I'm listening to an audio book and reading another book right now that are really making me think. The audio book is "The Outliers" by Malcolm Gladwell. The reading book is "The Post-American World" by Fareed Zakaria. Both are really good.
Mr. Gladwell's book discusses the basics of personal development and he traces several phenomena regarding some of the wealthiest people in the world, some of the successes of the really famous people like Bill Gates and Bill Joy (Sun Microsystems and the writer of Java) and how they 'happened' to get where they are today. Coincidences abound. Expertise is another strong topic. He talks about ten thousand hours of practice to get to become an expert at something. He discusses the relative merits and advantages of genius versus average and above-average intelligence. It's really interesting and gives one pause to consider the sheer number of hours we put in, especially as independent businessfolk, and just how we've spent our time. In seventeen years, I wonder if I've managed finally to become an expert at business.

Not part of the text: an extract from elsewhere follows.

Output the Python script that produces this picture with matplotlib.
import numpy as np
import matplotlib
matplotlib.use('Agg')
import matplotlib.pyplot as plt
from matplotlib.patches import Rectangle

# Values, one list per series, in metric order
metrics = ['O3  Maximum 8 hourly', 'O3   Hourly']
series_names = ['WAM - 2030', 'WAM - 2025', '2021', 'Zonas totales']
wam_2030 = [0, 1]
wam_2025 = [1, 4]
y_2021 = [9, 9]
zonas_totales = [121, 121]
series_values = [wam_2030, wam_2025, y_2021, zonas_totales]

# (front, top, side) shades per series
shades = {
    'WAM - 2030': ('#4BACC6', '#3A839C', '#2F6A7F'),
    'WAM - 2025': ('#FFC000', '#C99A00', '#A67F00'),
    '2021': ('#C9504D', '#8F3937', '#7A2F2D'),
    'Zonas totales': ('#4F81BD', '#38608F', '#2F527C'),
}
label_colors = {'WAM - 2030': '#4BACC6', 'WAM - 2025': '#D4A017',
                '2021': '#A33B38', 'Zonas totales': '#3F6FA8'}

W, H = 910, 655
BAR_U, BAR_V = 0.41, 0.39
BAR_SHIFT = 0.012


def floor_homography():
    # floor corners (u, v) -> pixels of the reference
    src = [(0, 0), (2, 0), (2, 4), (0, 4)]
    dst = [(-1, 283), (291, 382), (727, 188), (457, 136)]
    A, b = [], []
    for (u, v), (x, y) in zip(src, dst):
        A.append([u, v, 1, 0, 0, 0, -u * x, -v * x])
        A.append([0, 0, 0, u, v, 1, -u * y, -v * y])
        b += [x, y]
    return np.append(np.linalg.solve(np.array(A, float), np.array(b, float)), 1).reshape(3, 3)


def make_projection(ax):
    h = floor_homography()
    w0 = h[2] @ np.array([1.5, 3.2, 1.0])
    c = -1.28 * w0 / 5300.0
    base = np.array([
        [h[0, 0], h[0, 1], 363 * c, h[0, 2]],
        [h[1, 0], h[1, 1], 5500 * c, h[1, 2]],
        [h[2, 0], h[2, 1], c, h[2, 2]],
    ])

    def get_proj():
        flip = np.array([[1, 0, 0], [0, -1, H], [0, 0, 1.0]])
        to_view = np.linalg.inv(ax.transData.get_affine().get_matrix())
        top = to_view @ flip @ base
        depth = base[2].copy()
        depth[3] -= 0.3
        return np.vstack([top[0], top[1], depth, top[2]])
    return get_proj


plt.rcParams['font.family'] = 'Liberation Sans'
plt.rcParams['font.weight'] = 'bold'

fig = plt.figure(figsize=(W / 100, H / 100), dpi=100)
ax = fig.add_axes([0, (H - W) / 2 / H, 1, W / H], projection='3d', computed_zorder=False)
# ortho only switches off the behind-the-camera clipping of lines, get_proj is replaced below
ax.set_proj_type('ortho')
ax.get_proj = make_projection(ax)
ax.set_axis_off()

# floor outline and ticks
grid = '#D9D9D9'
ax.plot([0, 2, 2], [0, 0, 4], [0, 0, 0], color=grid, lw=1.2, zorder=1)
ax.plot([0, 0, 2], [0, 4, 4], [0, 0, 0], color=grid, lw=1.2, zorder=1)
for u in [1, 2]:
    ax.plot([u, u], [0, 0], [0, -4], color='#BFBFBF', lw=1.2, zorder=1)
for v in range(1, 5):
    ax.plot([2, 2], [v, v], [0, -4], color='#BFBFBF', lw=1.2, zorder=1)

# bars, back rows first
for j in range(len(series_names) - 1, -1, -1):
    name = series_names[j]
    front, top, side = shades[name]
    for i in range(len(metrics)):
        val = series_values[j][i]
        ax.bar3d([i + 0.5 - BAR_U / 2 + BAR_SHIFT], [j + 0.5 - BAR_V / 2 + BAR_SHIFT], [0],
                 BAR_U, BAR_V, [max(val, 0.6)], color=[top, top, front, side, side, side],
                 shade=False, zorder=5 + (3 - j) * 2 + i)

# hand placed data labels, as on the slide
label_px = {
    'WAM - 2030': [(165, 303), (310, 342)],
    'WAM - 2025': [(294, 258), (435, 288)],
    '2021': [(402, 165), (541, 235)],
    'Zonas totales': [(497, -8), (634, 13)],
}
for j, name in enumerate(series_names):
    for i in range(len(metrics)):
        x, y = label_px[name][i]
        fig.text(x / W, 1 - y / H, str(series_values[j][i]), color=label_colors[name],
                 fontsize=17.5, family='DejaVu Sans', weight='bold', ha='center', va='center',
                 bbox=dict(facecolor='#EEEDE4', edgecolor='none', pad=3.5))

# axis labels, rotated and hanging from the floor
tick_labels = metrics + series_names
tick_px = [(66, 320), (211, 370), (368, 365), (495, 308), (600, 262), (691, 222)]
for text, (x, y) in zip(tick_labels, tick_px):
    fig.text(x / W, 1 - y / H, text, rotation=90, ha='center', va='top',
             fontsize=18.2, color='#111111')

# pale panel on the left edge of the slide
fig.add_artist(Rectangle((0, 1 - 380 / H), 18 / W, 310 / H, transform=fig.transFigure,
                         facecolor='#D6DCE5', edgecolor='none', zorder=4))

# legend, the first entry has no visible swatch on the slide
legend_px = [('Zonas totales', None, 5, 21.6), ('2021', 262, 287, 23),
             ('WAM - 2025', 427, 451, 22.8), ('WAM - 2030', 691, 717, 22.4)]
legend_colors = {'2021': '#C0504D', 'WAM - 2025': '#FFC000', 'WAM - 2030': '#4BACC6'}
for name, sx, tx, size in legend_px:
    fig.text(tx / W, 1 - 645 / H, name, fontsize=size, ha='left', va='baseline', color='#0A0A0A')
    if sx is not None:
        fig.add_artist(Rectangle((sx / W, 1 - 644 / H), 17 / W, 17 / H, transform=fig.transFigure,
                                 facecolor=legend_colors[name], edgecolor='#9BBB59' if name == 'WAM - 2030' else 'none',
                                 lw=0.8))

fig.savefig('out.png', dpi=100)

Mr. Zakaria is as interesting, if not more so, regarding his analysis of the developing global economy and the United States' past, present and future positions within it. His book is fabulous. His analysis is relatively straightforward, logical and not filled with opinions or conclusions so commonly dropped into supposed historical comparisons. He simply gives facts and allows us to create our own opinions.

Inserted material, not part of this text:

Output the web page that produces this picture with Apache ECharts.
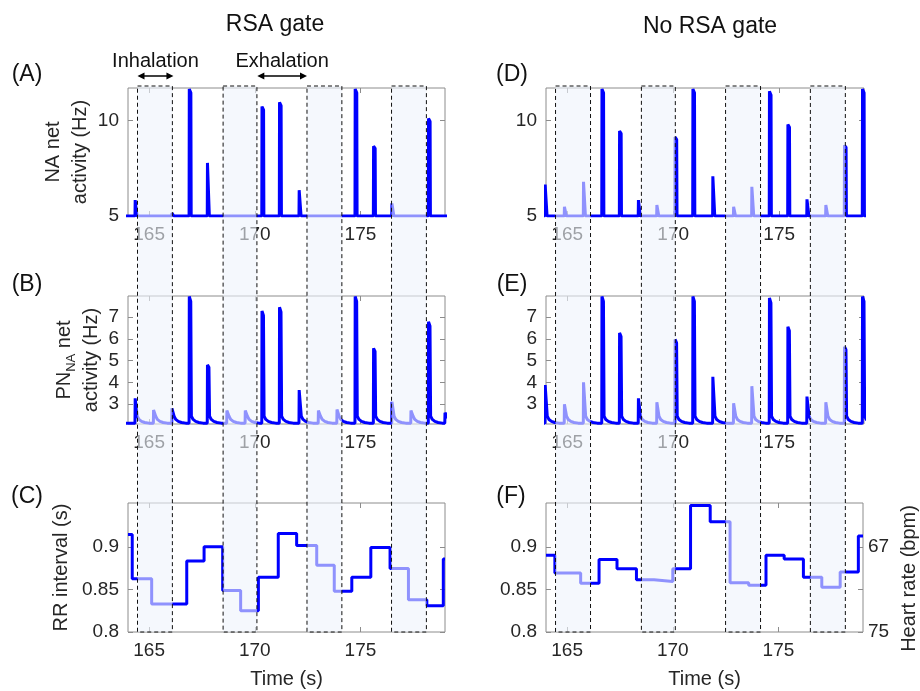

Both books are incredibly fascinating to me. Both give me reason to hope, especially in these currently troubled times. On the one hand, the United States remains (and will most likely continue) as the strongest economy and global influence on the planet. Zakaria's logic is really quite strong and I see all sorts of proof of this in every aspect of my life even at my current lowly level. At the same time, we have to work hard to continue to achieve this incredible dominance but we need to accept the fact that the rest of the world is indeed catching up. And as far as capability, each individual truly is. The persistence required to become an expert is the only really big thing stopping us.
What are the messages here? That we need to be efficient, positive and inventive. We need to be competitors. We need to be strong and aggressive in all of our work. Oh, and, according to Malcolm Gladwell, I coulda been Bill Gates. Well, at least I was born at just the right time.
Team Mates has been that way during the past year. We've actually been working toward this particular goal of aggressive efficiency (to coin a phrase) for several years, but we are seeing the fruits of this work pay off. I'll try to explain that a little bit more in the future but for now, suffice to say that we work hard to encourage everyone in our company AND all of our customers to push ahead, suggest, badger and work more efficiently in order for us to keep costs down, keep the damages down and keep deliveries on schedule regardless of the deadlines we set.
As we improve, we market. We work to sell our particular skills to the rest of the country and hope that there are enough people who haven't heard of us who might just want to get embroidered goods. I continue spreading the message that someone else is out there adapting to changing times, working within the changing business community to continue to survive and sell and prosper. It is, after all, what we have to do. I really really don't wanna go back to working for someone. It just doesn't sit right with me.